Y en esta víspera, ya casi presencia, no me resisto a añadir algo más todavía a lo ya escrito. Y os pregunto: ¿os habéis imaginado a la Virgen durante el embarazo? Y sobre todo, cercano ya el parto, ¿cómo hablaría la Virgen con la criatura que llevaba dentro? Nueve meses, ¿qué pasó eneros nueve meses?, ¿cómo los viví? ¡Qué largos, pero qué cortos a la vez! Todos clamaban por el Mesías y a mí me crecía dentro. ¡Qué fácil, Niño mío, le fue al bueno de Gabriel decirme que eras hombre y Dios a la vez!, ¡qué fácil! Pero para mí, mil preguntas se clavaron en mis entrañas. A ver si no, ¿quién podría responderme? Y otra vez Gabriel, entre pícaro, serio y burlón, me dijo: “Por favor, Señora, use pues la fe”. Sí, me pedía que fuera madre más que de carne, de fe. De vez en cuando… ¡No, no! De vez en cuando, no; sino siempre que José me miraba, me decía: “¿Cómo estás, María? Y Él, el niño, ¿cómo está el niño? Y yo le respondía: “Yo esperando y el niño ardiendo a todo arder, que me quema mucho y que ya le quiero ver”. Hijo mío, Jesús, ¡cómo son las cosas!

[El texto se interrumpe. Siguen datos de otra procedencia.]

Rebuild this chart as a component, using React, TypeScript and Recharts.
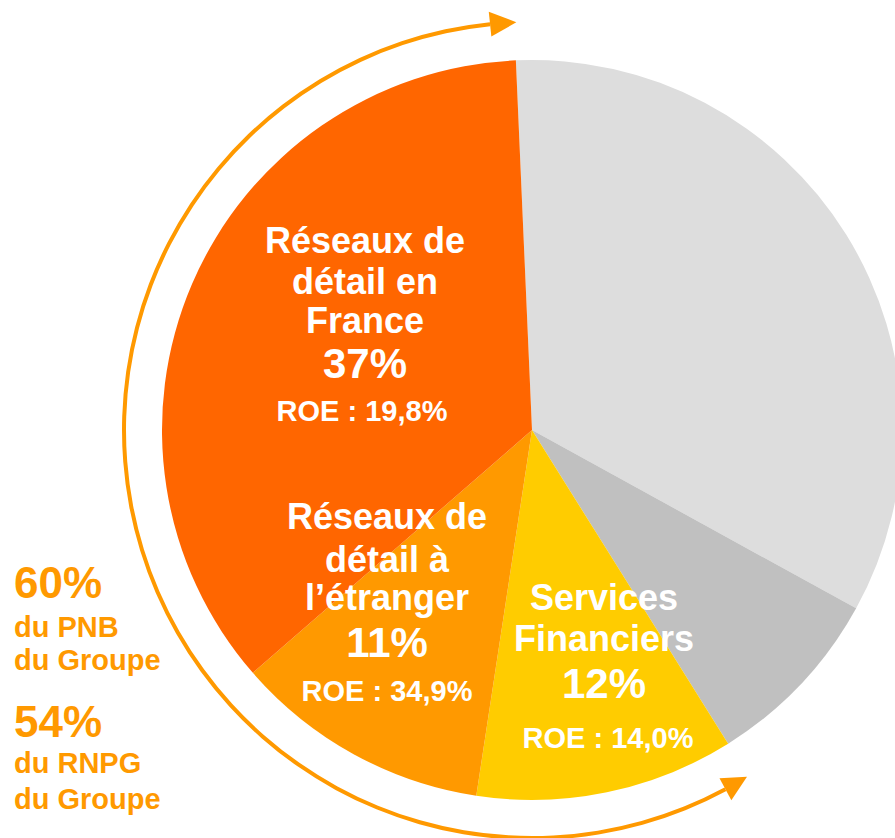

Mientras los hombres se preguntaban dónde está Dios, yo lo llevaba -te llevaba- de paseo por los montes, saltando de alegría camino de la casa de Isabel. Y te pregunto, vida mía, te pregunto: “Cuando yo respiro, ¿respiras tú? Cuando bebo, ¿bebes tú también? Qué Dios tan sencillo eres que, dentro de mía, apenas pesas lo que un cantarillo vacío. Y dime: “¿Sostengo yo tu sangre o tú la mía cuando me alimento?”. ¡Ay, Dios de mi vida, qué espera! Qué intensa y larguísima espera (no de nueve meses, sino de siglos) para poder tenerte en nuestros brazos, anidado por completo en nuestras vidas. Soy pobre, vida mía, pero Tú lo serás mucho más, porque Dios se hace pobre de verdad para poder acariciar, sin humillarlos, a tantos pobres y pedidos que en el mundo hay. Cuando siento cómo saltas de gozo dentro de mí, pienso: “En un mundo tan triste ¿te dejarán ser feliz? Pequeño mío, ¿cómo podrás librar a tantos esclavos, a tantos descorazonados y descorazonadas de ser y de vivir? Temo que no será fácil, mi amor, que no te será fácil ser Salvador. Bueno, pero para cuando llegues, estoy amasando el pan tierno que -recién hecho- compartiremos los dos.